No matter how much metadata you try to bring across, there still will be configurations and/or queries that you can create/perform in the old system that you cannot create/perform in the new system. So if they really care about all of the information in their old system, they will have to keep the old system available. And if they do that, they should just bring across the "important" baselines, and not clutter the new system with rarely used information that can be retrieved from the old system.
Thanks for that Geoff, I am aware that I cannot take everything across and have tried to communicate that. I can easily bring across a number of baselines using my existing system.

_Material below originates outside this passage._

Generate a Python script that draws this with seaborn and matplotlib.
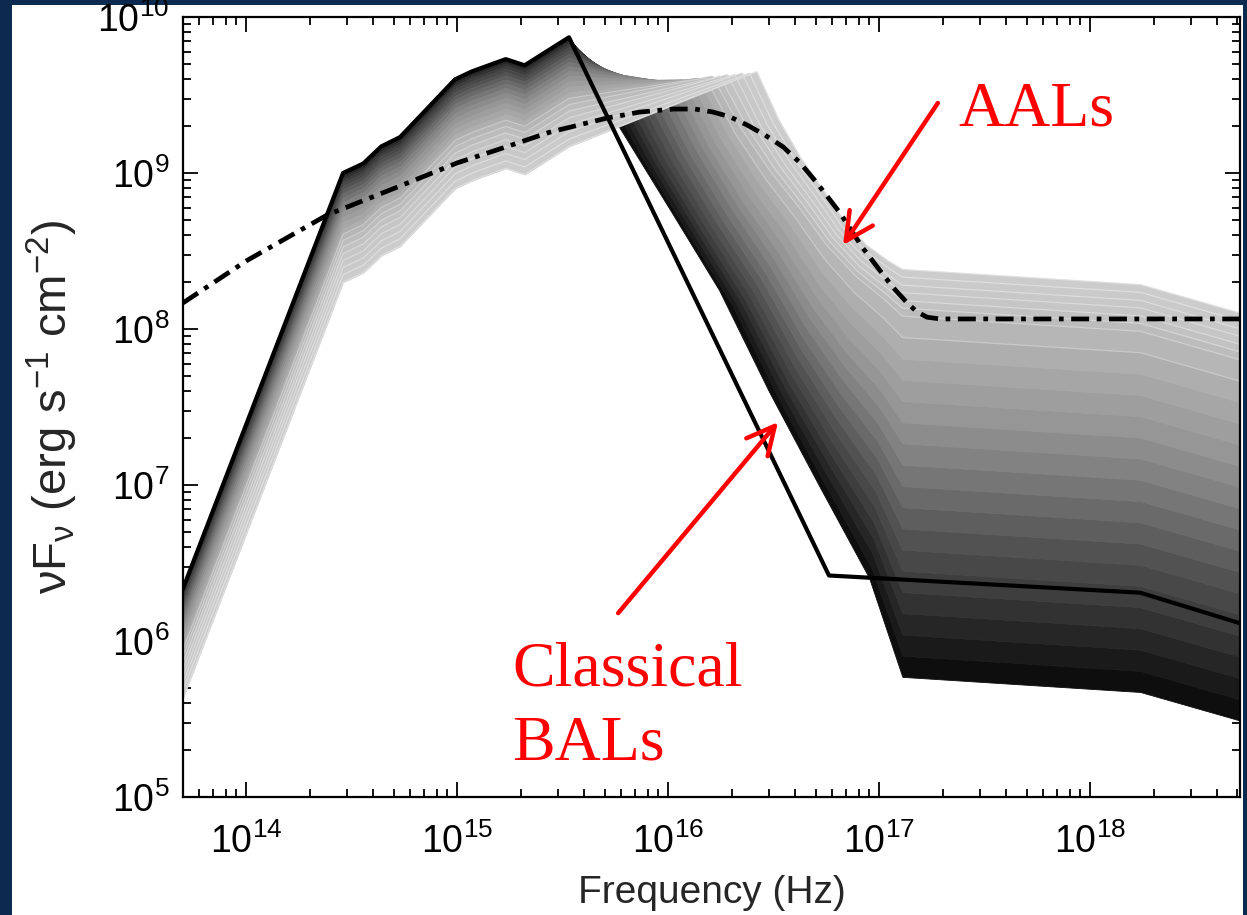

Can you guess estimate how long it would take to update my existing scripts: essentially a two stage process which updates a temporary filesystem staging area with all the files and work item details and relationships then uses that staging area to write the files to a component and put the work items into a team area and connects the work items together with a new more powerful script that synchs the dimensions writing to a sandbox with the RTC reading/ delivering of this sandbox and does this many thousands of times and keeps track such that it creates baselines at the correct time with the correct collection of files? Note the person doing this would not be some outside contractor (not me)who would hopefully be very clever and have knowledge of Java and C#, but probably no knowledge of Dimensions and RTC
Unfortunately, I could really even guestimate how long that would take.
OK - thanks to everyone for their replies, I'll mark this as the answer and point a couple of chaps at this thread. I also have an issue guestimating how long this task would take me, let alone some unknown from a consultancy.
One important point to consider.. If you are successful you will have the sequence of the history, but NOT the dates. everything will be 'now'.. this is an important part of the history, and helps guide future changes based on the relative impact of the change.